Right click on the “Dog Fetches Stick” file in the Media Browser panel and select “Import”. The file should now appear in the Project Panel at the top left of the workspace.

Importing Still Images
Download the following still image, right click and “Save target as”  – Save it in your project folder.

Sunset 1
Image File

In Premiere, right click the Sunset 1 image in the Media Browser panel and select Import. The file will now appear within your project Panel

Importing Audio Files
Download the following audio file “Music 1”, right click and “Save target as”   Save it to your project folder.

Music 1

As with other file types the .mp3 file should now appear in the Media Browser. The audio file may also be previewed in the Source Monitor by right clicking the file and choosing “open in source monitor”. Right click the file and import it to your project.

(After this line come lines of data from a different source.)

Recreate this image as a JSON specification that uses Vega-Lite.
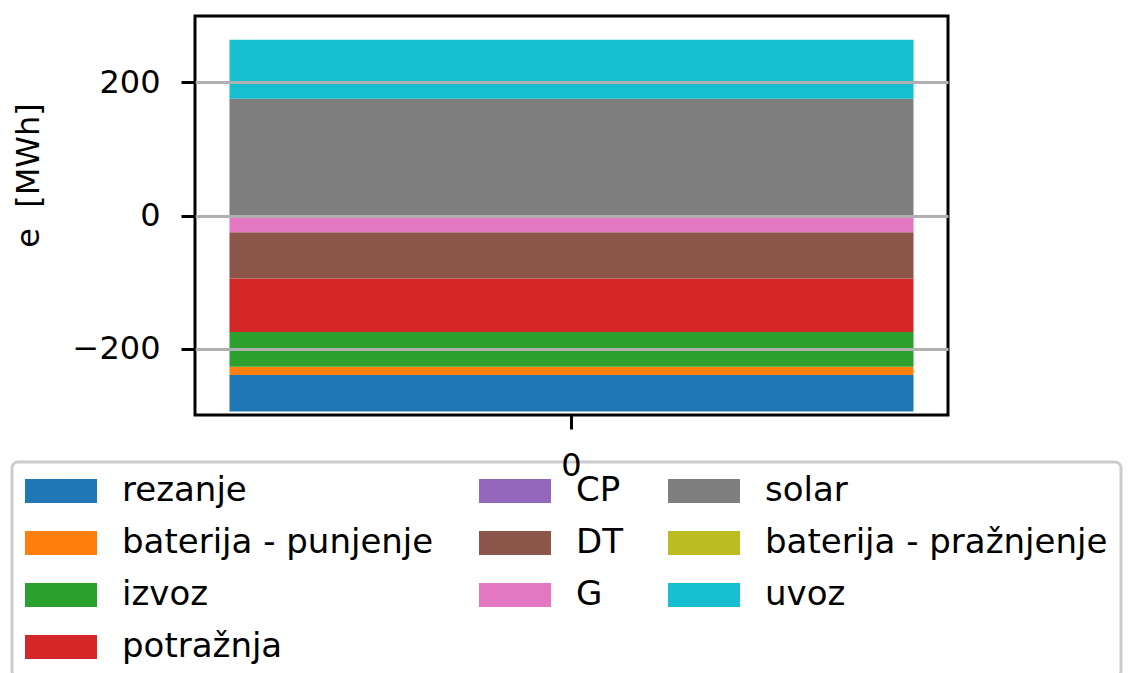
{
  "$schema": "https://vega.github.io/schema/vega-lite/v6.json",
  "autosize": "none",
  "width": 753,
  "height": 399,
  "padding": {"left": 195, "top": 16, "right": 187, "bottom": 258},
  "background": "white",
  "config": {
    "font": "DejaVu Sans",
    "view": {"stroke": "black", "strokeWidth": 3},
    "axis": {"domain": false, "tickColor": "black", "tickWidth": 3, "tickSize": 14, "labelColor": "black", "labelFontSize": 32, "labelFont": "DejaVu Sans", "titleFont": "DejaVu Sans", "titleFontWeight": "normal", "titleColor": "black"},
    "legend": {"strokeWidth": 3}
  },
  "data": {
    "values": [
      {"k": 0, "serija": "rezanje", "x": "0", "e": -55},
      {"k": 1, "serija": "baterija - punjenje", "x": "0", "e": -12.4},
      {"k": 2, "serija": "izvoz", "x": "0", "e": -52},
      {"k": 3, "serija": "potražnja", "x": "0", "e": -80},
      {"k": 4, "serija": "CP", "x": "0", "e": 0},
      {"k": 5, "serija": "DT", "x": "0", "e": -69.5},
      {"k": 6, "serija": "G", "x": "0", "e": -25},
      {"k": 7, "serija": "solar", "x": "0", "e": 175},
      {"k": 8, "serija": "baterija - pražnjenje", "x": "0", "e": 0},
      {"k": 9, "serija": "uvoz", "x": "0", "e": 88.4}
    ]
  },
  "encoding": {
    "x": {
      "field": "x", "type": "nominal",
      "scale": {"paddingInner": 0, "paddingOuter": 0.0504},
      "axis": {"title": null, "labelAngle": 0, "labelPadding": 21, "grid": false, "zindex": 1}
    },
    "y": {
      "field": "e", "type": "quantitative", "stack": "zero",
      "scale": {"domain": [-299, 299], "nice": false, "zero": false},
      "axis": {
        "title": "e\u00a0\u00a0[MWh]", "titleFontSize": 32, "titleX": -167, "titleY": 159, "titleAngle": 270, "titleBaseline": "middle", "titleAlign": "center",
        "values": [-200, 0, 200], "labelPadding": 21, "grid": true, "gridColor": "#b0b0b0", "gridWidth": 3, "zindex": 1
      }
    },
    "color": {
      "field": "serija", "type": "nominal",
      "scale": {
        "domain": ["rezanje", "CP", "solar", "baterija - punjenje", "DT", "baterija - pražnjenje", "izvoz", "G", "uvoz", "potražnja"],
        "range": ["#1f77b4", "#9467bd", "#7f7f7f", "#ff7f0e", "#8c564b", "#bcbd22", "#2ca02c", "#e377c2", "#17becf", "#d62728"]
      },
      "legend": {
        "title": null, "orient": "none", "legendX": -183, "legendY": 446, "direction": "horizontal", "columns": 3, "gridAlign": "each",
        "symbolType": "M-1,-0.3333H1V0.3333H-1Z", "symbolSize": 5184, "symbolStrokeWidth": 0, "symbolOpacity": 1,
        "labelFontSize": 34, "labelFont": "DejaVu Sans", "labelColor": "black", "labelOffset": 25, "labelLimit": 500,
        "clipHeight": 32, "rowPadding": 18, "columnPadding": 45, "padding": 13,
        "strokeColor": "#cccccc", "cornerRadius": 6, "fillColor": "rgba(255,255,255,0.8)"
      }
    }
  },
  "layer": [
    {
      "transform": [{"filter": "datum.e >= 0"}],
      "mark": {"type": "bar"},
      "encoding": {"order": {"field": "k", "type": "quantitative", "sort": "ascending"}}
    },
    {
      "transform": [{"filter": "datum.e < 0"}],
      "mark": {"type": "bar"},
      "encoding": {"order": {"field": "k", "type": "quantitative", "sort": "descending"}}
    }
  ]
}
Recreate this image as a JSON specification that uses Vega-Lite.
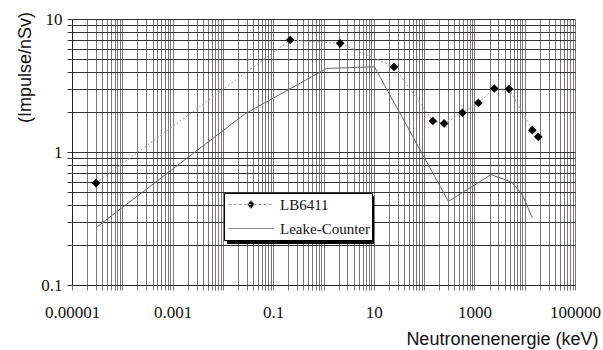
{
  "$schema": "https://vega.github.io/schema/vega-lite/v6.json",
  "width": 503,
  "height": 266,
  "autosize": {"type": "none"},
  "padding": {"left": 72, "top": 19, "right": 28, "bottom": 65},
  "background": "white",
  "data": {
    "values": [
      {"series": "LB6411", "E": 0.00003, "v": 0.584},
      {"series": "LB6411", "E": 0.217, "v": 6.95},
      {"series": "LB6411", "E": 2.14, "v": 6.56},
      {"series": "LB6411", "E": 25.3, "v": 4.37},
      {"series": "LB6411", "E": 149, "v": 1.71},
      {"series": "LB6411", "E": 250, "v": 1.64},
      {"series": "LB6411", "E": 577, "v": 1.97},
      {"series": "LB6411", "E": 1200, "v": 2.34},
      {"series": "LB6411", "E": 2490, "v": 3.0},
      {"series": "LB6411", "E": 4890, "v": 2.97},
      {"series": "LB6411", "E": 14160, "v": 1.46},
      {"series": "LB6411", "E": 18600, "v": 1.3},
      {"series": "Leake-Counter", "E": 0.000032, "v": 0.275},
      {"series": "Leake-Counter", "E": 0.0277, "v": 1.94},
      {"series": "Leake-Counter", "E": 1.16, "v": 4.25},
      {"series": "Leake-Counter", "E": 10.3, "v": 4.37},
      {"series": "Leake-Counter", "E": 304, "v": 0.425},
      {"series": "Leake-Counter", "E": 2140, "v": 0.676},
      {"series": "Leake-Counter", "E": 5520, "v": 0.594},
      {"series": "Leake-Counter", "E": 8970, "v": 0.478},
      {"series": "Leake-Counter", "E": 14160, "v": 0.32}
    ]
  },
  "encoding": {
    "x": {
      "field": "E",
      "type": "quantitative",
      "scale": {"type": "log", "domain": [0.00001, 100000], "nice": false},
      "axis": {
        "values": [0.00001,0.00002,0.00003,0.00004,0.00005,0.00006,0.00007,0.00008,0.00009,
                   0.0001,0.0002,0.0003,0.0004,0.0005,0.0006,0.0007,0.0008,0.0009,
                   0.001,0.002,0.003,0.004,0.005,0.006,0.007,0.008,0.009,
                   0.01,0.02,0.03,0.04,0.05,0.06,0.07,0.08,0.09,
                   0.1,0.2,0.3,0.4,0.5,0.6,0.7,0.8,0.9,
                   1,2,3,4,5,6,7,8,9,
                   10,20,30,40,50,60,70,80,90,
                   100,200,300,400,500,600,700,800,900,
                   1000,2000,3000,4000,5000,6000,7000,8000,9000,
                   10000,20000,30000,40000,50000,60000,70000,80000,90000,
                   100000],
        "grid": true,
        "gridColor": "#7d7678",
        "gridWidth": 1,
        "gridOpacity": 1,
        "ticks": true,
        "tickSize": 5,
        "tickColor": "#7d7678",
        "domain": true,
        "domainColor": "#222222",
        "labelExpr": "datum.value === 0.00001 || datum.value === 0.001 || datum.value === 0.1 || datum.value === 10 || datum.value === 1000 || datum.value === 100000 ? format(datum.value, '.5~f') : ''",
        "labelFont": "Liberation Serif",
        "labelFontSize": 17,
        "labelColor": "#111111",
        "labelPadding": 14,
        "labelOverlap": false,
        "labelFlush": false,
        "title": "Neutronenenergie (keV)",
        "titleFont": "Liberation Sans",
        "titleFontSize": 18,
        "titleFontWeight": "normal",
        "titleColor": "#111111",
        "titleAlign": "right",
        "titleX": 526,
        "titleY": 54,
        "titleBaseline": "middle"
      }
    },
    "y": {
      "field": "v",
      "type": "quantitative",
      "scale": {"type": "log", "domain": [0.1, 10], "nice": false},
      "axis": {
        "values": [0.1,0.2,0.3,0.4,0.5,0.6,0.7,0.8,0.9,1,2,3,4,5,6,7,8,9,10],
        "grid": true,
        "gridColor": "#333333",
        "gridWidth": 1,
        "gridOpacity": 1,
        "ticks": true,
        "tickSize": 5,
        "tickColor": "#333333",
        "domain": true,
        "domainColor": "#222222",
        "labelExpr": "datum.value === 0.1 || datum.value === 1 || datum.value === 10 ? format(datum.value, '.1~f') : ''",
        "labelFont": "Liberation Serif",
        "labelFontSize": 17,
        "labelColor": "#111111",
        "labelPadding": 5,
        "labelOverlap": false,
        "labelFlush": false,
        "title": "(Impulse/nSv)",
        "titleFont": "Liberation Sans",
        "titleFontSize": 18,
        "titleFontWeight": "normal",
        "titleColor": "#111111",
        "titleAngle": -90,
        "titleAlign": "center",
        "titleBaseline": "middle",
        "titleX": -47,
        "titleY": 48
      }
    }
  },
  "layer": [
    {
      "transform": [{"filter": "datum.series === 'LB6411'"}],
      "mark": {"type": "line", "strokeDash": [2, 2], "strokeWidth": 1},
      "encoding": {
        "color": {
          "field": "series",
          "type": "nominal",
          "scale": {"domain": ["LB6411", "Leake-Counter"], "range": ["#a0a0a0", "#666666"]},
          "legend": {
            "orient": "none",
            "legendX": 152,
            "legendY": 174,
            "zindex": 2,
            "title": null,
            "fillColor": "white",
            "strokeColor": "black",
            "padding": 2,
            "symbolOffset": 2,
            "symbolSize": 2025,
            "clipHeight": 19,
            "rowPadding": 5,
            "labelOffset": 6,
            "labelFont": "Liberation Serif",
            "labelFontSize": 15,
            "labelColor": "#111111",
            "labelLimit": 200,
            "encode": {
              "symbols": {
                "update": {
                  "shape": {"signal": "datum.value === 'LB6411' ? 'M-1,0L1,0M0,-0.18L0.16,0L0,0.18L-0.16,0Z' : 'stroke'"},
                  "fill": {"signal": "datum.value === 'LB6411' ? 'black' : 'transparent'"},
                  "stroke": {"signal": "datum.value === 'LB6411' ? '#999999' : '#555555'"},
                  "strokeDash": {"signal": "datum.value === 'LB6411' ? [3, 2] : [1, 0]"},
                  "strokeWidth": {"value": 1},
                  "opacity": {"value": 1}
                }
              }
            }
          }
        }
      }
    },
    {
      "transform": [{"filter": "datum.series === 'Leake-Counter'"}],
      "mark": {"type": "line", "strokeWidth": 1},
      "encoding": {
        "color": {"field": "series", "type": "nominal"},
        "opacity": {
          "field": "series",
          "type": "ordinal",
          "scale": {"domain": ["Leake-Counter", "LB6411"], "range": [1, 1]},
          "legend": {
            "orient": "none",
            "legendX": 155,
            "legendY": 177,
            "zindex": 1,
            "title": null,
            "fillColor": "black",
            "strokeColor": "black",
            "padding": 2,
            "symbolOffset": 2,
            "symbolSize": 2025,
            "clipHeight": 19,
            "rowPadding": 5,
            "labelOffset": 93,
            "labelFont": "Liberation Serif",
            "labelFontSize": 15,
            "labelColor": "black",
            "labelExpr": "''",
            "symbolStrokeColor": "black",
            "symbolFillColor": "black"
          }
        }
      }
    },
    {
      "transform": [{"filter": "datum.series === 'LB6411'"}],
      "mark": {"type": "point", "shape": "diamond", "filled": true, "size": 75, "color": "black", "opacity": 1}
    }
  ]
}
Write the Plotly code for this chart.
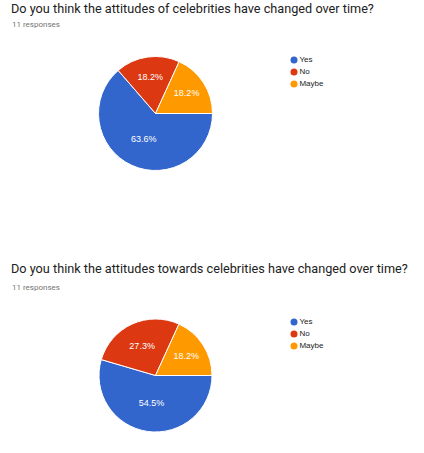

Your project panel should now contain a video file, an audio file and a still image file, These are the basic building blocks for a Premiere project.

Premiere will import and process many types of video, audio and still image file types such as JPEG, TIFF, PNG, PSD, BMP, MP4, AVI, & WAV. For now, you should have successfully imported an MP4 video, an .MP3 audio file and a JPEG image.

The process of importing video assets into Premiere explained in this lesson is applicable to a “tapeless” workflow. All DSLR cameras work in this manner, along with most modern consumer and “prosumer” video cameras, recording to SD cards. Be sure to copy your source files from the card to your project folder before importing.

If your camera records to tape, we have covered the capture process in another lesson.

It is important to note that once a particular file has been imported to your project, it’s location within your computer’s file structure should not be moved. If you do need to move the file, then Premiere will ask you to reference it’s new location upon opening the project.